Крофоца связывает общественную сущность индивидов с товарообменом, вместе с тем из поля его зрения ускользает тот факт, что индивиды необходимо вовлечены в классовые отношения и что расстановка классовых сил представляет собой существенную характеристику возможностей развития индивидов, а также перспектив полного развития их общественного характера. Подвергнутая Лоренцером критике недостаточность преодоления монадологических представлений об индивиде у Фрейда (или, более точно, некритическое воспроизведение буржуазной формы существования индивида) сохраняется и у Крофоцы, причем обмен, а вместе с ним и общество остаются внешними по отношению к индивидам; иначе говоря, Крофоца (а вместе с ним представители всех вариантов так называемой логики капитала[15]) проводит анализ товарного производства в духе частной собственности.

Исключая возможность контроля над действительностью со стороны общества и индивидов, они воспроизводят тем самым реальную деградацию индивида в буржуазном обществе. Идеалом для них является возврат к иллюзорной идиллии докапиталистического производства, что приводит к утрате действительной (и действенной) перспективы развития индивида, обусловленной переходным характером капитализма[16]. Критика не может относиться к «товарам как таковым», но только к их капиталистической форме. «Необходимо ликвидировать не разделение труда, а порабощенность индивида этим разделением. — пишет В. Хауг. — То есть следует требовать подвижности индивида в общественной системе разделения труда. С точки зрения индивида, это будет означать устранение разделения труда, но речь здесь идет о всестороннем развитии социалистического индивида»[17].

  1. Krovoza A. Produktion und Sozialisation, S. 51.

  2. Ibid., S. 52.

  3. См.: Маркс К. и Энгельс Ф. Соч., т. 23, с. 725.

  4. Krovoza A. Produktion und Sozialisation, S. 139.

  5. Ibid., S. 49.

  6. Ibid., S. 54. Оттомейер (см.: Ottomeyer К. Ukonomische Zwange und menschliche Beziehungen. Soziales Verhalten im Kapitalismus. Reinbek, 1977, Кар. III) также пытается вывести специфику межчеловеческих отношений из (капиталистического) товарного производства, вводя в качестве «дополняющих» психоаналитические категории.

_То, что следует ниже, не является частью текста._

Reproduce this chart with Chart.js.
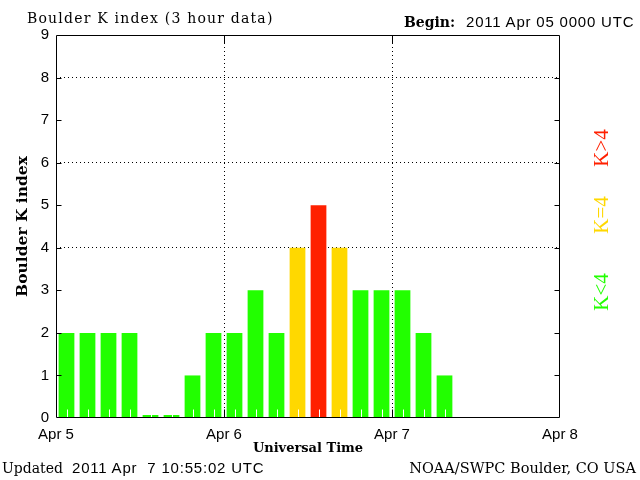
<!DOCTYPE html>
<html>
<head>
<meta charset="utf-8">
<script src="https://cdn.jsdelivr.net/npm/chart.js@4/dist/chart.umd.min.js"></script>
<style>
  html, body { margin: 0; padding: 0; background: #fff; }
  #wrap { position: relative; width: 640px; height: 480px; overflow: hidden; background: #fff; }
  canvas { position: absolute; left: 0; top: 0; }
  .t { position: absolute; white-space: pre; color: #000; line-height: 18px; }
  .serif { font-family: "DejaVu Serif", serif; }
  .sans { font-family: "Liberation Sans", Arial, sans-serif; }
  .k { position: absolute; white-space: pre; font-family: "Liberation Serif", serif; font-size: 21px; line-height: 22px;
       transform: translate(-50%, -50%) rotate(-90deg); }
</style>
</head>
<body>
<div id="wrap">
  <canvas id="c" width="640" height="480"></canvas>
  <div class="t serif" style="left:27px; top:9px; font-size:14px; letter-spacing:1.2px;">Boulder K index (3 hour data)</div>
  <div class="t serif" style="left:404px; top:13px; font-size:14px; font-weight:bold;">Begin:</div>
  <div class="t sans" style="left:466px; top:13px; font-size:15px; letter-spacing:0.8px;">2011 Apr 05 0000 UTC</div>
  <div class="t serif" style="left:2px; top:459px; font-size:14px;">Updated</div>
  <div class="t sans" style="left:72px; top:459px; font-size:15px; letter-spacing:0.8px;">2011 Apr  7 10:55:02 UTC</div>
  <div class="t serif" style="right:4px; top:459px; font-size:14.5px;">NOAA/SWPC Boulder, CO USA</div>
  <div class="k" style="left:601px; top:148px; color:#ff2000;">K&gt;4</div>
  <div class="k" style="left:601px; top:215px; color:#ffd800;">K=4</div>
  <div class="k" style="left:601px; top:292px; color:#22ff00;">K&lt;4</div>
</div>
<script>
// ---- data ----
const dayLabels = ['Apr 5', 'Apr 6', 'Apr 7', 'Apr 8'];
const slotHours = [1.5, 4.5, 7.5, 10.5, 13.5, 16.5, 19.5, 22.5, 25.5, 28.5, 31.5, 34.5, 37.5, 40.5, 43.5, 46.5, 49.5, 52.5, 55.5];
const kValues   = [2, 2, 2, 2, 0, 0, 1, 2, 2, 3, 2, 4, 5, 4, 3, 3, 3, 2, 1];
const gridKValues = [4, 6, 8];
const gridDayHours = [24, 48];

const GREEN = '#22ff00', YELLOW = '#ffd800', RED = '#ff2000';
const barColors = kValues.map(v => v > 4 ? RED : (v === 4 ? YELLOW : GREEN));

const decor = {
  id: 'decor',
  afterDatasetsDraw(chart) {
    const { ctx, chartArea: a, scales: { x, y } } = chart;
    const L = Math.round(a.left) + 0.5, R = Math.round(a.right) - 0.5;
    const T = Math.round(a.top) + 0.5, B = Math.round(a.bottom) - 0.5;
    ctx.save();
    ctx.lineWidth = 1;
    // white ticks at bar centres
    ctx.strokeStyle = '#fff';
    chart.getDatasetMeta(0).data.forEach(bar => {
      const px = Math.round(bar.x) + 0.5;
      ctx.beginPath(); ctx.moveTo(px, B); ctx.lineTo(px, B - 8); ctx.stroke();
    });
    // frame
    ctx.strokeStyle = '#000';
    ctx.beginPath();
    ctx.moveTo(L, T); ctx.lineTo(R, T); ctx.lineTo(R, B); ctx.lineTo(L, B); ctx.closePath();
    ctx.stroke();
    // inward y ticks
    y.ticks.forEach(t => {
      if (t.value <= y.min || t.value >= y.max) return;
      const py = Math.round(y.getPixelForValue(t.value)) + 0.5;
      ctx.beginPath();
      ctx.moveTo(L, py); ctx.lineTo(L + 5, py);
      ctx.moveTo(R, py); ctx.lineTo(R - 5, py);
      ctx.stroke();
    });
    // inward x ticks
    x.ticks.forEach(t => {
      if (t.value <= x.min || t.value >= x.max) return;
      const px = Math.round(x.getPixelForValue(t.value)) + 0.5;
      ctx.beginPath();
      ctx.moveTo(px, T); ctx.lineTo(px, T + 8);
      ctx.moveTo(px, B); ctx.lineTo(px, B - 8);
      ctx.stroke();
    });
    ctx.restore();
  }
};

new Chart(document.getElementById('c'), {
  type: 'bar',
  data: {
    datasets: [{
      data: slotHours.map((h, i) => ({ x: h, y: kValues[i] })),
      backgroundColor: barColors,
      borderWidth: 0,
      minBarLength: 3,
      barPercentage: 0.75,
      categoryPercentage: 1.0
    }]
  },
  options: {
    responsive: false,
    animation: false,
    events: [],
    layout: { padding: { left: 0, right: 80, top: 35, bottom: 20 } },
    plugins: { legend: { display: false }, tooltip: { enabled: false }, title: { display: false } },
    scales: {
      x: {
        type: 'linear',
        offset: false,
        min: 0, max: 72,
        afterFit: s => { s.height = 42; },
        afterBuildTicks: s => { s.ticks = dayLabels.map((_, i) => ({ value: i * 24 })); },
        ticks: {
          stepSize: 24, autoSkip: false, maxRotation: 0, padding: 8,
          color: '#000',
          font: { family: 'Liberation Sans', size: 15 },
          callback: v => dayLabels[v / 24]
        },
        grid: {
          offset: false,
          drawTicks: false,
          lineWidth: 1,
          color: c => (c.tick && gridDayHours.includes(c.tick.value)) ? '#000' : 'rgba(0,0,0,0)'
        },
        border: { display: false, dash: [1, 3] },
        title: {
          display: true, text: 'Universal Time', color: '#000',
          font: { family: 'DejaVu Serif', size: 13, weight: 'bold' },
          padding: { top: 0, bottom: 4 }
        }
      },
      y: {
        min: 0, max: 9,
        afterFit: s => { s.width = 56; },
        ticks: {
          stepSize: 1, padding: 7, color: '#000',
          font: { family: 'Liberation Sans', size: 15 }
        },
        grid: {
          drawTicks: false,
          lineWidth: 1,
          color: c => (c.tick && gridKValues.includes(c.tick.value)) ? '#000' : 'rgba(0,0,0,0)'
        },
        border: { display: false, dash: [1, 3] },
        title: {
          display: true, text: 'Boulder K index', color: '#000',
          font: { family: 'DejaVu Serif', size: 15.5, weight: 'bold' },
          padding: { top: 14, bottom: 0 }
        }
      }
    }
  },
  plugins: [decor]
});
</script>
</body>
</html>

  7. См.: Krovoza A. Produktion und Sozialisation, S. 56 f.

  8. Ibid., S. 143 f.

  9. Ibid., S. 73 ff., 89 ff.

  10. Ruben P. Über Methodologie und Weltanschauung der Kapitallogik.— «Sozialistiseho Politik 42», 1977, H. 4, S. 61 f.

  11. Ibid., S. 60.

  12. Ibid., S. 63.

  13. Haug W. F. Bürgerliche Privatform des Individuums und Umweltform der Gesellschaft. — In: Kritische Psychologie. Bericht über den 1. internationalen Kongreß Kritische Psychologie vom 13—15. Mai 1977 in Marburg, Bd. I, S. 84 ff.

  14. Jaeger S., Staeuble I. Die gesellschaftliche Genese der Psychologie. Frankfurt/M., 1978, S. 32.

  15. См.: Ruben P. Über Methodologie und Weltanschauung der Kapitallogik. — «Sozialistische Politik 42», 1977, H. 4, S. 43 ff., 60 ff.

  16. См.: Haug W. F. Die Bedeutung von Standpunkt und sozialislischon Perspektive für die Kritik der politischen Ökonomie. — «Das Argument 74», 1972, S. 563 ff., 572 ff.

  17. Haug W. F. Vorlesungen zur Einführung ins «Kapital». Köln, 1976, S. 117.